----- Material supplied
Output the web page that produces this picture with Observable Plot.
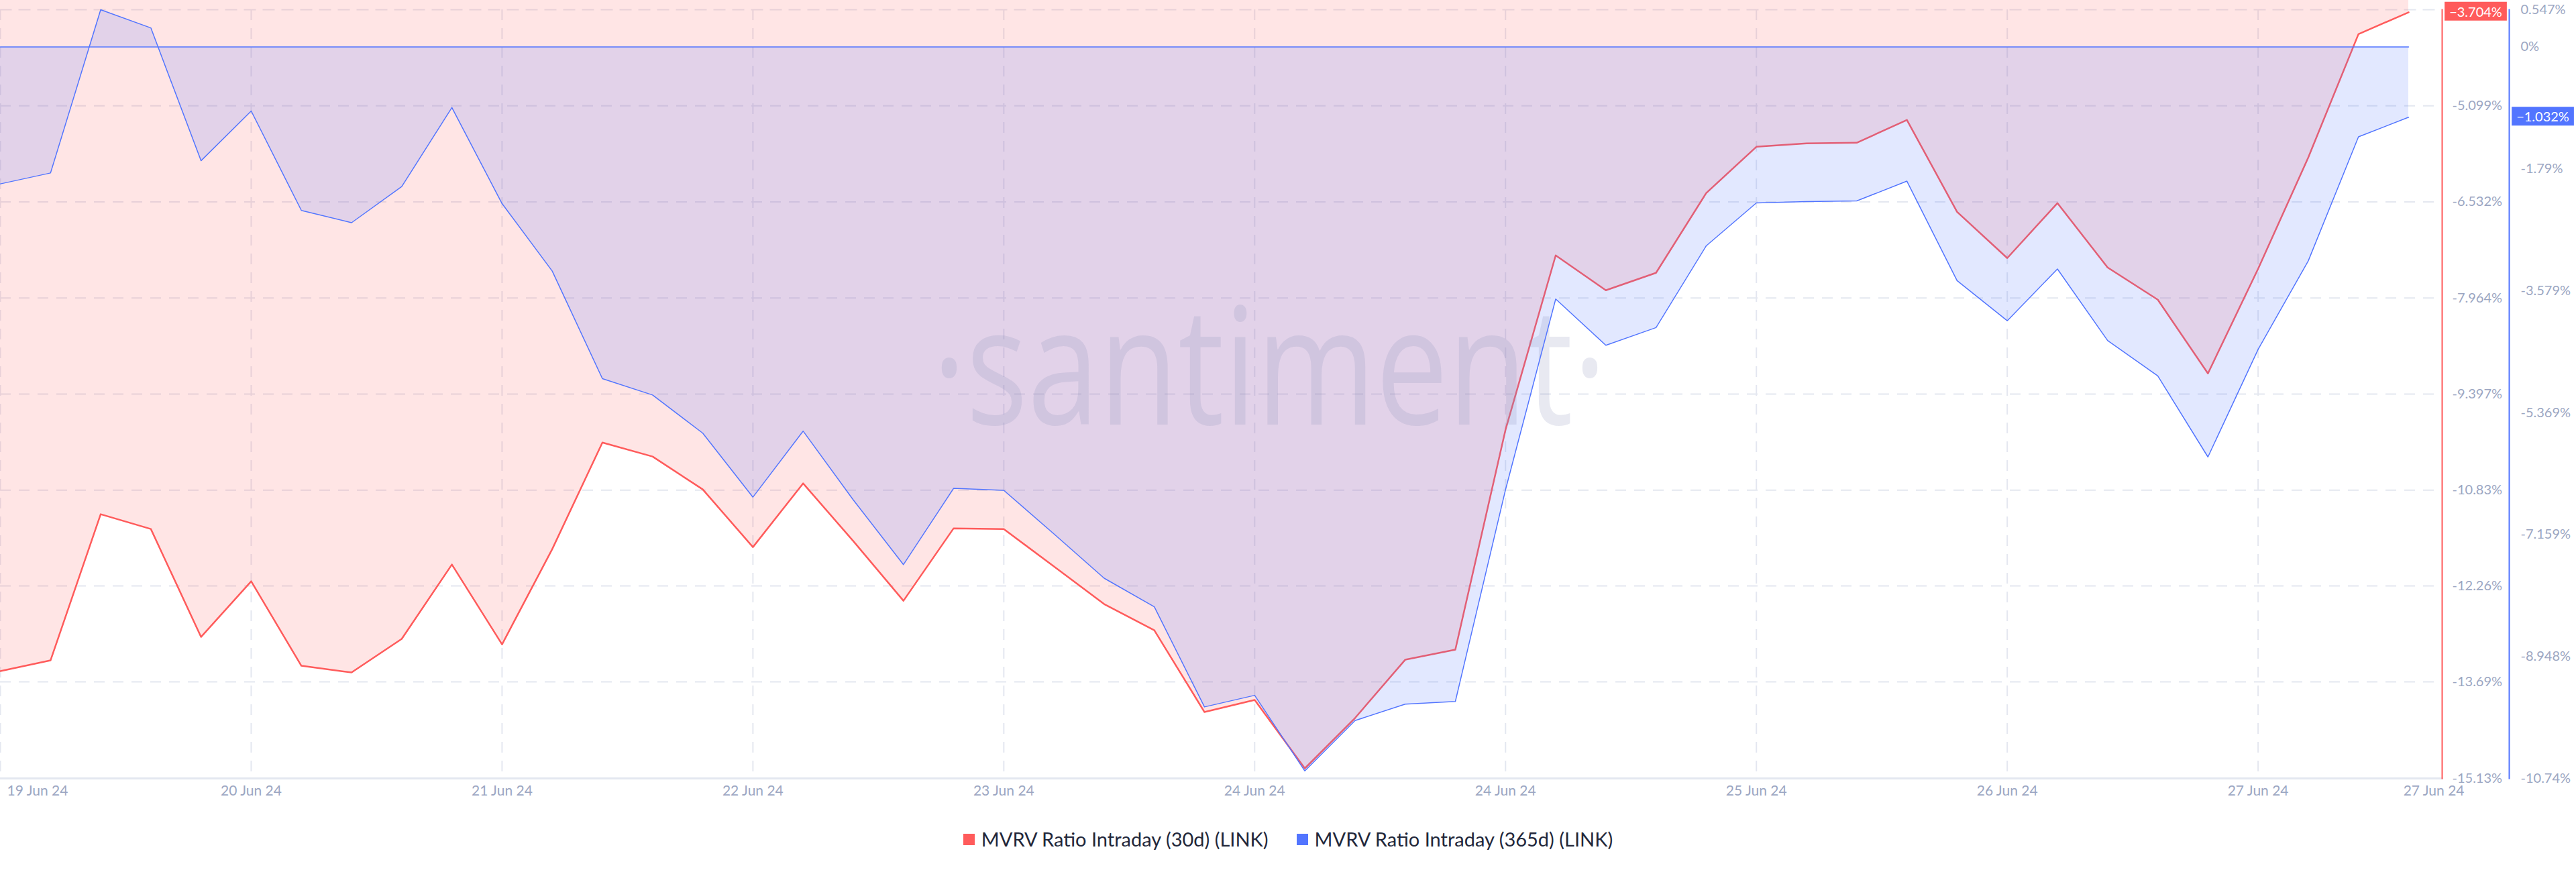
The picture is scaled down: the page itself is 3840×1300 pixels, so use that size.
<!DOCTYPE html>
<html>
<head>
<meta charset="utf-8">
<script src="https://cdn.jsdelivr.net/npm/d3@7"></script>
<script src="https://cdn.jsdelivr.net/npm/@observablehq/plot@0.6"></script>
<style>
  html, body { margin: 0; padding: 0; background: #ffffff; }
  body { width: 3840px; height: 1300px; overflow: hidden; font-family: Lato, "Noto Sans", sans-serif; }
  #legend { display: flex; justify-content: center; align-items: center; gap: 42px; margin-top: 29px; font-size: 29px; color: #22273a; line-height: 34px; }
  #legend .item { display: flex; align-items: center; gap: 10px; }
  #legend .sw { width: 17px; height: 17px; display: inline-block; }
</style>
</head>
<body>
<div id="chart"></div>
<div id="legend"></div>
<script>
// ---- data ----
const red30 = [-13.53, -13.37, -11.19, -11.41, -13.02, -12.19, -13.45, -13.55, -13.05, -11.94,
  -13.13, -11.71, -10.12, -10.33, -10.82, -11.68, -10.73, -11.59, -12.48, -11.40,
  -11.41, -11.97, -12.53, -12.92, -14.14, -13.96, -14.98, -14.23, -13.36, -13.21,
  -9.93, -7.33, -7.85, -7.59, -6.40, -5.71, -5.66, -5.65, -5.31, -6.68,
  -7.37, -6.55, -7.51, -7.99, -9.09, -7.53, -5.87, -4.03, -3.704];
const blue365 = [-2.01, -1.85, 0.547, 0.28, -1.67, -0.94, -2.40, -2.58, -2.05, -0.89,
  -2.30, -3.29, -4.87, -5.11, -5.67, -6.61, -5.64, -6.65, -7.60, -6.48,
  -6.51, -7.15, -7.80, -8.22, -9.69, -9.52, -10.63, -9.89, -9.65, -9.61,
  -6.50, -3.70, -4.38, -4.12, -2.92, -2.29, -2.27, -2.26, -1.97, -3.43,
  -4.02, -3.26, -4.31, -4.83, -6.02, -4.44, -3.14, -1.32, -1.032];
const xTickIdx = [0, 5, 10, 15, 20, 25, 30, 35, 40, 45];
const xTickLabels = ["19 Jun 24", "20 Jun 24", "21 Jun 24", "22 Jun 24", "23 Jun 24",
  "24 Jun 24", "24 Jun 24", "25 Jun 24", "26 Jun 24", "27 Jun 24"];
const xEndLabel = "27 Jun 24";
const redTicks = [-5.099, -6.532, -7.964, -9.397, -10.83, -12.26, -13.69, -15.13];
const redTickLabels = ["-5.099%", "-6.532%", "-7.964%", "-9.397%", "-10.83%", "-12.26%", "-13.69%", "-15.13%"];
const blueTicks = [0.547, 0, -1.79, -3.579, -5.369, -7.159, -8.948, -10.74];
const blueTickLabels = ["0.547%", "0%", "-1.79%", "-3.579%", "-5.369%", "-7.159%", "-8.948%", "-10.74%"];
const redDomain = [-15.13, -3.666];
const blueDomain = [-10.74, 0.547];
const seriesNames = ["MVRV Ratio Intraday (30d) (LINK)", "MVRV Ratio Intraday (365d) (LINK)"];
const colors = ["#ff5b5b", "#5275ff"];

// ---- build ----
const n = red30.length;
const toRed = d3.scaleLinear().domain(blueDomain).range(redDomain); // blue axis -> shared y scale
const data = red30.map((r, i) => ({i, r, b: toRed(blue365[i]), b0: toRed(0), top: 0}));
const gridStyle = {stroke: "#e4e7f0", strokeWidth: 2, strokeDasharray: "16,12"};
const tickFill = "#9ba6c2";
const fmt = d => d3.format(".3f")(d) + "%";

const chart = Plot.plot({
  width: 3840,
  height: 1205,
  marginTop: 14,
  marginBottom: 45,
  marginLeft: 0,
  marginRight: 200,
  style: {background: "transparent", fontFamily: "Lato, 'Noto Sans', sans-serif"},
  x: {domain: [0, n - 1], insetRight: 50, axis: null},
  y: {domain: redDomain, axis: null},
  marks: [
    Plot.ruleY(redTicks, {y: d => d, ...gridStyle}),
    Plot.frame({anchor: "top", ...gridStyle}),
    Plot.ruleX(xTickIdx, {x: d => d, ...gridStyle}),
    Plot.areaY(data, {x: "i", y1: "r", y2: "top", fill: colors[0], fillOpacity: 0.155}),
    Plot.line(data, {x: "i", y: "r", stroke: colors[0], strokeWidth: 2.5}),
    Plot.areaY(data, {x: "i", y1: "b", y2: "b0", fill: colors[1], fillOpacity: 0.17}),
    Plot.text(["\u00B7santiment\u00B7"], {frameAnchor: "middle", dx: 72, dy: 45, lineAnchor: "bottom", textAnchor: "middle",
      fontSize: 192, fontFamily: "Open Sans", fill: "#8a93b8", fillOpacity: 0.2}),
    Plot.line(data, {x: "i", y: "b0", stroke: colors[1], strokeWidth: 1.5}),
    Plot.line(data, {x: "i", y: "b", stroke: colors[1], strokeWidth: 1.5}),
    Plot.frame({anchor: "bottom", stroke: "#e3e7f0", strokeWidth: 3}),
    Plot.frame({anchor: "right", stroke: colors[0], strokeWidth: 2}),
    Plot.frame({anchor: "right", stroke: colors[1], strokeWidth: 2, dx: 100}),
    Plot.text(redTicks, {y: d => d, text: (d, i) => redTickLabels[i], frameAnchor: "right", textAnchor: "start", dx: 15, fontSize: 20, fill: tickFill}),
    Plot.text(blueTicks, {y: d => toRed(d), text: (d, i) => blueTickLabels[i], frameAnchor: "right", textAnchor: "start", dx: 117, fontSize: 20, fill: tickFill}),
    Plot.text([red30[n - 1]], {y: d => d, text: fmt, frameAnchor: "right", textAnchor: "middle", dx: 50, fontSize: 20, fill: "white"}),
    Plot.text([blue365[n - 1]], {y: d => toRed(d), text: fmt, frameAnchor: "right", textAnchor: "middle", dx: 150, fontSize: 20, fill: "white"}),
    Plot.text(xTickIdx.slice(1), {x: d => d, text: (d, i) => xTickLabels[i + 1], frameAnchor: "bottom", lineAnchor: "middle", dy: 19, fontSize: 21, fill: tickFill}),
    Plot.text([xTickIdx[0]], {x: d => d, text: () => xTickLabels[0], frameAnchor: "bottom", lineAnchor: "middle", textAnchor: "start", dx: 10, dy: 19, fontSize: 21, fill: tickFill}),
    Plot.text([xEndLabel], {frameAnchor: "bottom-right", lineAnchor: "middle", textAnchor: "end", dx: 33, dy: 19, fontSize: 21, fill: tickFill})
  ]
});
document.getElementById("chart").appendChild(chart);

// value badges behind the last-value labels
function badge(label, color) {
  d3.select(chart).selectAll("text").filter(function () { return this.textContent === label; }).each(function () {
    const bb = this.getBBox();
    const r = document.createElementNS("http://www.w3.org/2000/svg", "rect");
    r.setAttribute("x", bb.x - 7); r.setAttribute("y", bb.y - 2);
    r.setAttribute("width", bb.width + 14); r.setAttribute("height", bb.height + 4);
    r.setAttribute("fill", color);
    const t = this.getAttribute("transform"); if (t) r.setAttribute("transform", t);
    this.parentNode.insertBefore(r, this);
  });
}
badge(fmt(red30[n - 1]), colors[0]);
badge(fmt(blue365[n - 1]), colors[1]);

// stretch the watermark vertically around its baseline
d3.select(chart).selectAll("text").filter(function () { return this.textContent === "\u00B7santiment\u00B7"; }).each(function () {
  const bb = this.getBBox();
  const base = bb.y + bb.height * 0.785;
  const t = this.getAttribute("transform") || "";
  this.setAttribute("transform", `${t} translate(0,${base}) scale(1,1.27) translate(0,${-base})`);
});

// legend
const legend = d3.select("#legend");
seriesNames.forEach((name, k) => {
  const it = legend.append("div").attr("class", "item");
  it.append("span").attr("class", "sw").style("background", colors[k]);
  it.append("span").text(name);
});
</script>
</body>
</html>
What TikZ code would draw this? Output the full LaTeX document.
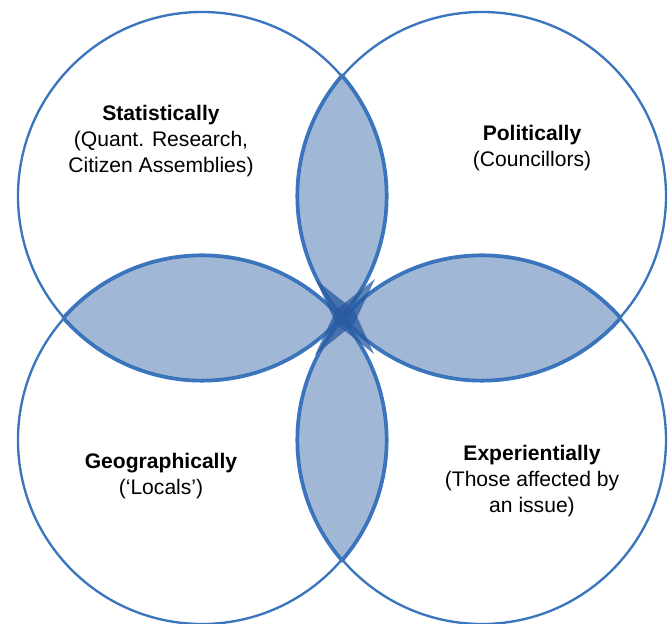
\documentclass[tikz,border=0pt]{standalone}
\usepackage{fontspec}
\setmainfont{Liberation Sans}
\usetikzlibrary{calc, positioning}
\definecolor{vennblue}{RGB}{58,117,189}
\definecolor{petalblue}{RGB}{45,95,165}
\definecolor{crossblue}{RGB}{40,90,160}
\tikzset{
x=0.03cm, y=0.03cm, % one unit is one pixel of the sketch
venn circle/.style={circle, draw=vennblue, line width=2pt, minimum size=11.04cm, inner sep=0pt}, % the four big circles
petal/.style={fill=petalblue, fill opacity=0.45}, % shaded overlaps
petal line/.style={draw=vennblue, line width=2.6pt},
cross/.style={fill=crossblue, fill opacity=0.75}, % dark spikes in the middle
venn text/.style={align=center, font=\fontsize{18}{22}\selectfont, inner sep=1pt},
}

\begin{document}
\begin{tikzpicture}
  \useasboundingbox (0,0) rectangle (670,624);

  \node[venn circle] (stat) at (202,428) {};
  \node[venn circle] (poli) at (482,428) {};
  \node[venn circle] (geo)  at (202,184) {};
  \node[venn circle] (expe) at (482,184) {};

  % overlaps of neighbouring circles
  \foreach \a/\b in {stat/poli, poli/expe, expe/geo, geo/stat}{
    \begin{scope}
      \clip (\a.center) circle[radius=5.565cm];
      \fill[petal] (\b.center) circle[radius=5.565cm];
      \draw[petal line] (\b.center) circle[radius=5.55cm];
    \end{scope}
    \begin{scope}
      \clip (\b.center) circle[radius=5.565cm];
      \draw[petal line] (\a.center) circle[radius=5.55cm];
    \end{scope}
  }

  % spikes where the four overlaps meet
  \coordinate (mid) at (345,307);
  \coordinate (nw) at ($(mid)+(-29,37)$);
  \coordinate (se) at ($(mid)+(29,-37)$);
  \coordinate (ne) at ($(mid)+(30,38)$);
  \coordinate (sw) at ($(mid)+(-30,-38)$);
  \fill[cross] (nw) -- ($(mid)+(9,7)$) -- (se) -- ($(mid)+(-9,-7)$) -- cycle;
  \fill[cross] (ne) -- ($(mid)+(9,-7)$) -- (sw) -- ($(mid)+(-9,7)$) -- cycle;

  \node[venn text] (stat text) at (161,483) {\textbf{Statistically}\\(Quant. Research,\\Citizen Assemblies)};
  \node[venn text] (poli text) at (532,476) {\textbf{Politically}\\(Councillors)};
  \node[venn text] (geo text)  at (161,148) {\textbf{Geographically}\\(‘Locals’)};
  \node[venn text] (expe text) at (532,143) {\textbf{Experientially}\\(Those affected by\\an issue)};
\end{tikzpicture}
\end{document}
----------
__Goal__
Scan the material for lines with the word "that", and copy each line you find.

__Solution for this exercise__
Output the web page that produces this picture with Observable Plot.
The picture is scaled down: the page itself is 3840×1300 pixels, so use that size.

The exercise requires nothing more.